Unfortunately, no business is truly immune to the challenges the world throws at them. Inflation will inevitably increase, new legislation will have some kind of impact and procedural changes can often disrupt a business’ rhythm. Although, since a franchisee has bought into an established brand with a solid support structure, there are measures in place that can assist in keeping the business on the right track.
Managing Executive of The Fish & Chip Co, Marcel Strauss, adds however, that many franchisees often tend to forget that support extends both ways. The relationship between the franchisee and franchisor simply cannot function optimally if there is not mutual cooperation between the two.
“The franchisor can supply as much support as possible, but if the business owner does not utilise what is shared and reciprocate through operational support, the store will not flourish.

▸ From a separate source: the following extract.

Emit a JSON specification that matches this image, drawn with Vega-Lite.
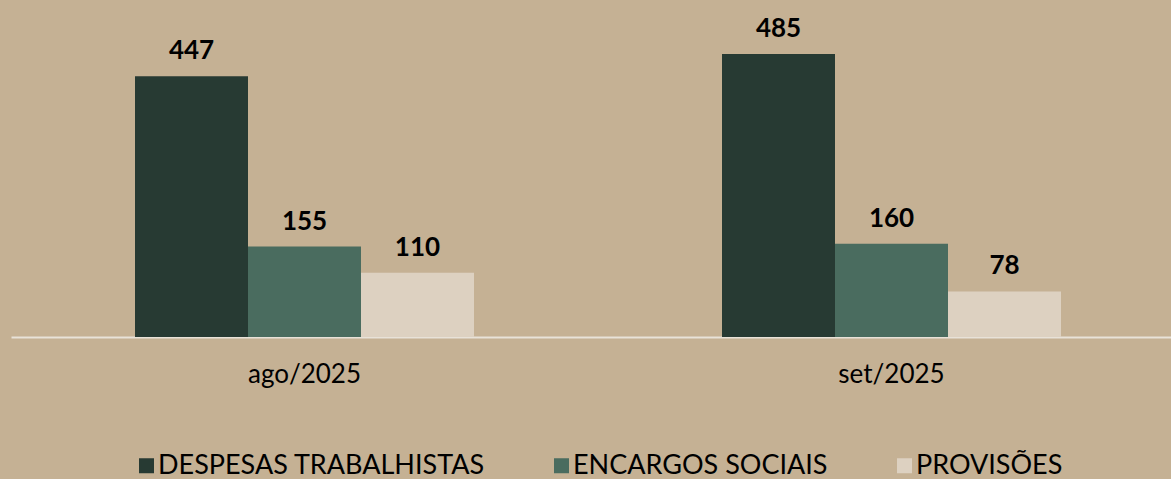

Essentially both the franchisor and franchisee are putting in the time, money and effort to create a legacy which both will share in, and it is, therefore, important that both partners contribute and cooperate continuously.”
The franchisee needs to remember that once they have signed the franchise agreement, they are not just only committing themselves, their time and their money to a store. By signing up, they are agreeing to form part of a franchise team that is governed by rules and regulations – for a reason.
“The contract that is entered into by both parties can be likened to a marriage contract. Even though we remain separate entities in person, on paper, we are joined together as one. As in any relationship, if one party is not fully committed and does not provide their unwavering support and buy-in, the relationship, and ultimately the agreement, will deteriorate.”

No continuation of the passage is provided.